Improve work culture

Just having a good onboarding program leads to 69% of employees staying at least three years5. Creating a positive work culture can go a long way in reducing turnover rates. This includes fostering a supportive and inclusive work environment, promoting teamwork and collaboration and recognizing and rewarding employee achievements.

Offer competitive compensation and benefits

Offering competitive compensation and benefits is another way to reduce turnover rates. This includes paying employees fairly for their work, offering health insurance and retirement plans and providing paid time off and other perks.

Provide training and development opportunities

Investing in employee development can also help to reduce turnover rates. According to a workplace survey report, 94% of employees stated that they would stay longer at a company if they were provided with learning and development opportunities6. This includes offering training and development opportunities, providing opportunities for career advancement and fostering a culture of continuous learning.

Encourage work-life balance

Encouraging work-life balance means offering flexible work schedules, promoting work-from-home options and encouraging employees to take time off when needed.

Consider outsourcing

Organizations may consider outsourcing certain roles or tasks to reduce turnover rates. This can be particularly effective for specialized roles or tasks that are not core to the organization's mission.
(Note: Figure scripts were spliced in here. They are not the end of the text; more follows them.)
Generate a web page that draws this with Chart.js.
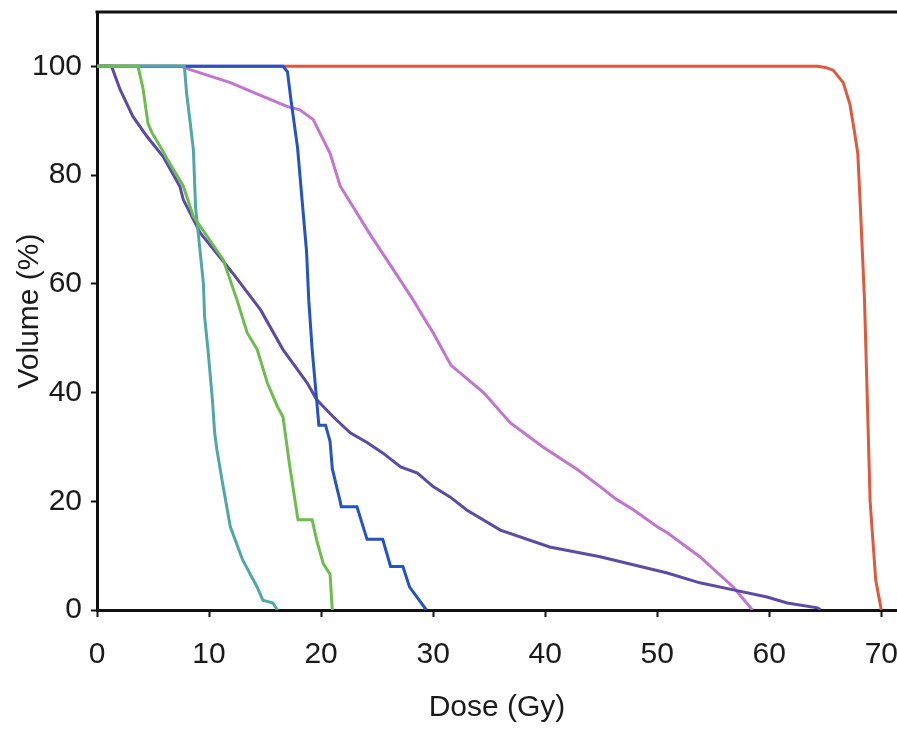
<!DOCTYPE html>
<html>
<head>
<meta charset="utf-8">
<script src="https://cdn.jsdelivr.net/npm/chart.js@4/dist/chart.umd.min.js"></script>
<style>
  html, body { margin: 0; padding: 0; background: #ffffff; }
  #wrap { width: 897px; height: 729px; position: relative; }
</style>
</head>
<body>
<div id="wrap"><canvas id="c" width="897" height="729"></canvas></div>
<script>
// ---- Data (dose in Gy, volume in %) ----
const xTickValues = [0, 10, 20, 30, 40, 50, 60, 70];
const yTickValues = [0, 20, 40, 60, 80, 100];
const xAxisTitle = 'Dose (Gy)';
const yAxisTitle = 'Volume (%)';

const greenDose = [0, 3.66, 4.1, 4.55, 4.9, 5.8, 6.25, 7.7, 8.6, 11.25, 12.5, 13.4, 14.3, 15.2, 16.1, 16.6, 17.2, 17.9, 17.95, 19.2, 19.6, 20.2, 20.8, 21.0];
const greenVol  = [100, 100, 96, 89.5, 87.8, 84.7, 83, 78, 72.4, 64.5, 57, 51, 47.9, 41.8, 37.4, 35.5, 26.5, 17.1, 16.6, 16.6, 12.9, 8.5, 6.6, 0];

const cyanDose = [0, 7.8, 8.0, 8.3, 8.6, 8.8, 9.2, 9.5, 9.6, 9.9, 10.3, 10.5, 10.7, 11.2, 11.9, 13.0, 14.3, 14.8, 15.7, 16.1];
const cyanVol  = [100, 100, 95, 90, 84.7, 74, 66, 60, 54, 48, 38.7, 32.6, 29.5, 23.4, 15.3, 9.2, 4.2, 1.8, 1.3, 0];

const blueDose = [0, 16.6, 17.0, 17.3, 17.9, 18.3, 18.7, 18.9, 19.2, 19.6, 19.8, 20.4, 20.8, 21.0, 21.7, 21.8, 23.2, 24.1, 25.5, 26.2, 27.3, 27.9, 29.4];
const blueVol  = [100, 100, 99, 94, 85, 75.5, 66, 57, 48, 38.7, 34, 34, 31, 26, 20, 19, 19, 13, 13, 8, 8, 4.2, 0];

const purpleDose = [0, 1.3, 2.05, 3.2, 4.5, 5.9, 7.4, 7.7, 9.2, 12.1, 14.6, 16.6, 18.75, 19.6, 21.1, 22.6, 24.1, 25.5, 27.1, 28.6, 30.0, 31.5, 33.0, 36.0, 40.4, 44.9, 48.5, 50.9, 53.8, 56.8, 59.8, 61.6, 64.3, 64.6];
const purpleVol  = [100, 100, 95.8, 90.8, 87, 83.4, 77.9, 75.5, 69.4, 62, 55.2, 47.9, 41.8, 38.7, 35.5, 32.6, 30.8, 28.9, 26.3, 25.2, 22.7, 20.8, 18.4, 14.7, 11.6, 9.8, 8, 6.8, 5.0, 3.7, 2.4, 1.3, 0.4, 0];

const pinkDose = [0, 7.5, 8.3, 11.9, 14.8, 17.0, 18.1, 19.3, 20.8, 21.7, 24.4, 26.8, 28.2, 29.1, 30.0, 31.6, 34.5, 36.9, 39.8, 42.9, 44.9, 46.4, 47.9, 50.0, 50.9, 53.8, 56.8, 58.3, 58.5];
const pinkVol  = [100, 100, 99.4, 97, 94.5, 92.6, 92, 90.2, 84, 78, 69, 61.5, 57.1, 54, 51, 45, 40, 34.4, 30, 25.8, 22.7, 20.3, 18.4, 15.3, 14.2, 9.8, 4.2, 0.5, 0];

const redDose = [0, 64.3, 65.0, 65.7, 66.6, 67.2, 67.6, 67.9, 68.1, 68.5, 68.75, 69.0, 69.5, 70.0];
const redVol  = [100, 100, 99.8, 99.3, 97, 93, 88, 84, 75.5, 57, 38.7, 20, 5.5, 0];

// ---- Build datasets ----
function pts(xs, ys) { return xs.map((x, i) => ({ x: x, y: ys[i] })); }

const FONT = "'Liberation Sans', Arial, Helvetica, sans-serif";

function ds(label, xs, ys, color) {
  return {
    label: label,
    data: pts(xs, ys),
    borderColor: color,
    backgroundColor: color,
    borderWidth: 3,
    pointRadius: 0,
    tension: 0,
    fill: false
  };
}

// dataset 0 is drawn on top
const datasets = [
  ds('green', greenDose, greenVol, '#6cbd4e'),
  ds('cyan', cyanDose, cyanVol, '#4fa8a6'),
  ds('blue', blueDose, blueVol, '#2453c6'),
  ds('purple', purpleDose, purpleVol, '#5c4aa6'),
  ds('pink', pinkDose, pinkVol, '#c274d0'),
  ds('red', redDose, redVol, '#e0583e')
];

const topBorder = {
  id: 'topBorder',
  afterDraw(chart) {
    const a = chart.chartArea, ctx = chart.ctx;
    ctx.save();
    ctx.strokeStyle = '#111';
    ctx.lineWidth = 3;
    ctx.beginPath();
    ctx.moveTo(a.left - 1.5, a.top);
    ctx.lineTo(chart.width, a.top);
    ctx.stroke();
    ctx.restore();
  }
};

new Chart(document.getElementById('c'), {
  type: 'line',
  data: { datasets: datasets },
  plugins: [topBorder],
  options: {
    responsive: false,
    animation: false,
    layout: { padding: { top: 12, right: 0, left: 0, bottom: 0 } },
    plugins: { legend: { display: false }, tooltip: { enabled: false } },
    scales: {
      x: {
        type: 'linear',
        min: 0,
        max: 71.4,
        afterFit(s) { s.height = 119; s.paddingLeft = 0; s.paddingRight = 0; },
        afterBuildTicks(s) { s.ticks = xTickValues.map(v => ({ value: v })); },
        ticks: {
          color: '#1a1a1a',
          font: { family: FONT, size: 30 },
          padding: 20,
          maxRotation: 0,
          autoSkip: false,
          callback: v => String(v)
        },
        grid: { drawOnChartArea: false, drawTicks: true, tickLength: 7, tickColor: '#111', tickWidth: 2 },
        border: { color: '#111', width: 3 },
        title: { display: true, text: xAxisTitle, color: '#1a1a1a', font: { family: FONT, size: 30 }, padding: { top: 0, bottom: 3 } }
      },
      y: {
        type: 'linear',
        min: 0,
        max: 110,
        afterFit(s) { s.width = 97; s.paddingTop = 0; s.paddingBottom = 0; },
        afterBuildTicks(s) { s.ticks = yTickValues.map(v => ({ value: v })); },
        ticks: {
          color: '#1a1a1a',
          font: { family: FONT, size: 30 },
          padding: 9,
          autoSkip: false,
          callback: v => String(v)
        },
        grid: { drawOnChartArea: false, drawTicks: true, tickLength: 6, tickColor: '#111', tickWidth: 2 },
        border: { color: '#111', width: 3 },
        title: { display: true, text: yAxisTitle, color: '#1a1a1a', font: { family: FONT, size: 30 }, padding: { top: 12, bottom: 0 } }
      }
    }
  }
});
</script>
</body>
</html>
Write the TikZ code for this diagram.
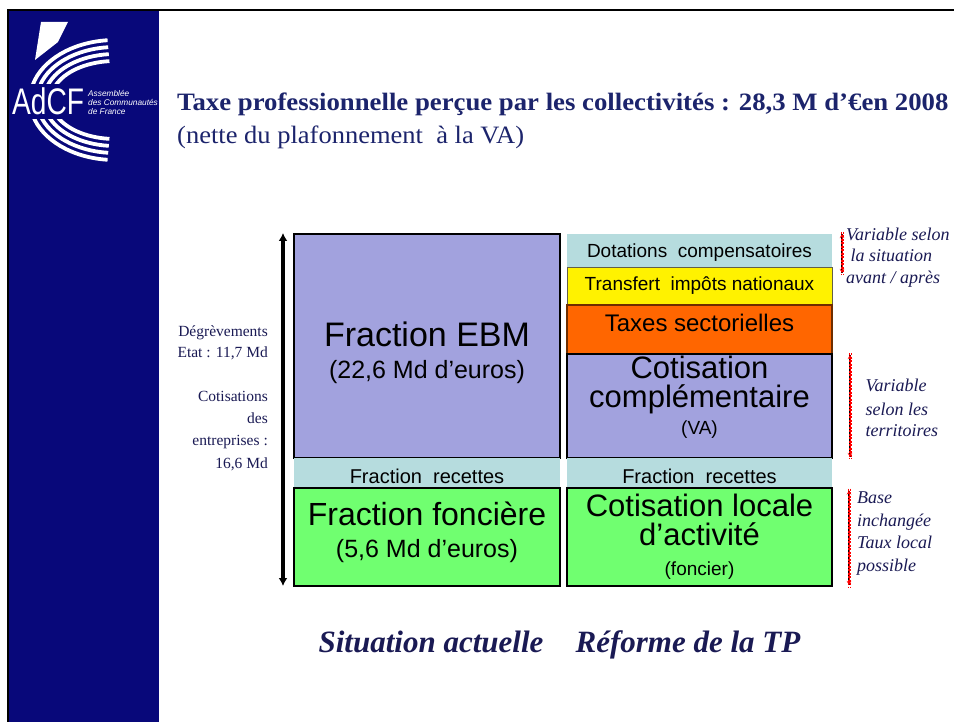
\documentclass[tikz,border=0pt]{standalone}
\usepackage{fontspec}
\setmainfont{Liberation Serif}
\newfontfamily\arial{Liberation Sans}
\usetikzlibrary{arrows.meta}
\definecolor{navy}{RGB}{8,8,122}
\definecolor{ink}{RGB}{28,36,108}
\definecolor{dink}{RGB}{26,26,84}
\definecolor{lav}{RGB}{162,162,222}
\definecolor{pale}{RGB}{182,220,222}
\definecolor{lgreen}{RGB}{112,255,112}
\definecolor{orng}{RGB}{255,102,0}
\definecolor{brwn}{RGB}{110,45,0}
\newcommand{\fs}[1]{\fontsize{#1}{#1}\selectfont}
\tikzset{
  box/.style={draw=black, line width=1.4pt},
  lbl/.style={inner sep=0pt, anchor=base, font=\arial},
  side/.style={inner sep=0pt, text=dink, font=\fs{15.5}, anchor=base east},
  sidei/.style={inner sep=0pt, text=dink, font=\fs{18}\itshape, anchor=base west},
  redline/.style={red, line width=0.8pt, dash pattern=on 2pt off 1.5pt},
  redtip/.style={red, line width=0.8pt, {Stealth[length=4pt,width=4.5pt]}-{Stealth[length=4pt,width=4.5pt]}},
  blkline/.style={black, line width=1.3pt},
  arc/.style={white, line width=3.8pt}
}
\begin{document}
\begin{tikzpicture}[x=1pt,y=-1pt]
\useasboundingbox (0,0) rectangle (954,722);
\fill[white] (0,0) rectangle (954,722);
% sidebar
\fill[navy] (8,10) rectangle (159,722);
\draw[black, line width=2.5pt] (7,10) -- (954,10);
\draw[black, line width=1.5pt] (8,10) -- (8,722);
% logo
\fill[white] (41,22) -- (68,22) -- (58,42) -- (35,60) -- cycle;
\foreach \r/\s in {0/0,7/7,14/14,21/21}{
  \draw[arc] (115,100) ++({195+\s*0.3}:{85-\r} and {60-\r}) arc[start angle={195+\s*0.3}, end angle=265, x radius={85-\r}, y radius={60-\r}];
  \draw[arc] (115,100) ++({165-\s*0.3}:{85-\r} and {60-\r}) arc[start angle={165-\s*0.3}, end angle=95, x radius={85-\r}, y radius={60-\r}];
}
\fill[navy] (10,84) rectangle (86,119);
\node[inner sep=0pt, anchor=base west, text=white, xscale=0.76, font=\arial\fs{37}] (adcf) at (12,115) {AdCF};
\node[inner sep=0pt, anchor=north west, text=white, font=\arial\itshape\fs{8.3}, align=left] (assem) at (88,90) {Assemblée\\[0.8pt]des Communautés\\[0.8pt]de France};
% title
\node[inner sep=0pt, anchor=base west, text=ink, xscale=1.07, font=\bfseries\fs{25}] (title) at (177,111) {Taxe professionnelle perçue par les collectivités : 28,3 M d’€en 2008};
\node[inner sep=0pt, anchor=base west, text=ink, xscale=1.06, font=\fs{25}] (subtitle) at (177,143.5) {(nette du plafonnement\ \ à la VA)};
% left column
\draw[box, fill=lav] (294,234) rectangle (560,458);
\fill[pale] (294,458) rectangle (560,488);
\draw[box, fill=lgreen] (294,488) rectangle (560,586);
% right column
\fill[pale] (567,234) rectangle (832,267);
\draw[draw=black!70!yellow, line width=0.8pt, fill=yellow] (567,267) rectangle (832,305);
\draw[draw=brwn, line width=1.4pt, fill=orng] (567,305) rectangle (832,354);
\draw[box, fill=lav] (567,354) rectangle (832,458);
\fill[pale] (567,458) rectangle (832,488);
\draw[box, fill=lgreen] (567,488) rectangle (832,586);
% texts in boxes
\node[lbl, font=\arial\fs{34}] (ebm) at (427,347) {Fraction EBM};
\node[lbl, font=\arial\fs{25}] (ebmv) at (427,378) {(22,6 Md d’euros)};
\node[lbl, font=\arial\fs{20}] (recl) at (427,483) {Fraction\ \ recettes};
\node[lbl, font=\arial\fs{32}] (fon) at (427,525) {Fraction foncière};
\node[lbl, font=\arial\fs{25}] (fonv) at (427,557.5) {(5,6 Md d’euros)};
\node[lbl, font=\arial\fs{19}] (dot) at (699.5,258) {Dotations\ \ compensatoires};
\node[lbl, font=\arial\fs{19}] (trans) at (699.5,291) {Transfert\ \ impôts nationaux};
\node[lbl, font=\arial\fs{24}] (tax) at (699.5,331.5) {Taxes sectorielles};
\node[lbl, font=\arial\fs{31}] (cot1) at (699.5,378.5) {Cotisation};
\node[lbl, font=\arial\fs{31}] (cot2) at (699.5,407) {complémentaire};
\node[lbl, font=\arial\fs{19}] (va) at (699.5,434) {(VA)};
\node[lbl, font=\arial\fs{20}] (recr) at (699.5,483) {Fraction\ \ recettes};
\node[lbl, font=\arial\fs{31}] (cla1) at (699.5,516) {Cotisation locale};
\node[lbl, font=\arial\fs{31}] (cla2) at (699.5,545.5) {d’activité};
\node[lbl, font=\arial\fs{19}] (fonc) at (699.5,575) {(foncier)};
% left big arrow
\coordinate (la) at (283,233);
\coordinate (lb) at (283,586);
\draw[black, line width=3.2pt, {Latex[length=8pt,width=9pt]}-{Latex[length=8pt,width=9pt]}] (la) -- (lb);
% left labels
\node[side] (d1) at (268,336.5) {Dégrèvements};
\node[side] (d2) at (268,358) {Etat : 11,7 Md};
\node[side] (c1) at (268,401.5) {Cotisations};
\node[side] (c2) at (268,423) {des};
\node[side] (c3) at (268,445) {entreprises :};
\node[side] (c4) at (268,468) {16,6 Md};
% right arrows
\coordinate (r1a) at (842,234); \coordinate (r1b) at (842,273);
\coordinate (r2a) at (850,355); \coordinate (r2b) at (850,457);
\coordinate (r3a) at (849,490.5); \coordinate (r3b) at (849,585);
\foreach \a/\b in {r1a/r1b,r2a/r2b,r3a/r3b}{
  \draw[blkline] (\a) -- (\b);
  \draw[redline] ([xshift=-1.1pt,yshift=2pt]\a) -- ([xshift=-1.1pt,yshift=-2pt]\b);
  \draw[redline] ([xshift=1.1pt,yshift=2pt]\a) -- ([xshift=1.1pt,yshift=-2pt]\b);
  \draw[redtip] (\a) -- (\b);
}
% right labels
\node[sidei] (v1) at (846,240.5) {Variable selon};
\node[sidei] (v2) at (850.5,261.5) {la situation};
\node[sidei] (v3) at (846,283.5) {avant / après};
\node[sidei] (t1) at (865.5,391.5) {Variable};
\node[sidei] (t2) at (865.5,415) {selon les};
\node[sidei] (t3) at (865.5,436.5) {territoires};
\node[sidei] (b1) at (857,503) {Base};
\node[sidei] (b2) at (857,526.5) {inchangée};
\node[sidei] (b3) at (857,548) {Taux local};
\node[sidei] (b4) at (857,571.5) {possible};
% bottom labels
\node[inner sep=0pt, anchor=base, text=dink, font=\bfseries\itshape\fs{31}] (sit) at (431,652.5) {Situation actuelle};
\node[inner sep=0pt, anchor=base, text=dink, font=\bfseries\itshape\fs{31}] (ref) at (688,652.5) {Réforme de la TP};
\end{tikzpicture}
\end{document}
While employee turnover can be a significant challenge for organizations, there are steps that can be taken to avoid and deal with high staff turnover. Organizations can create a more supportive and engaging work environment, which can lead to higher employee retention rates and ultimately, a more successful business.

Want to establish a workforce well-being program?


Employee turnover is a critical issue that can have significant impacts on a business's productivity, morale and bottom line. By understanding the causes and costs of turnover, as well as implementing strategies to avoid and deal with it, businesses can create a supportive and engaging work environment that encourages employees to stay for the long haul.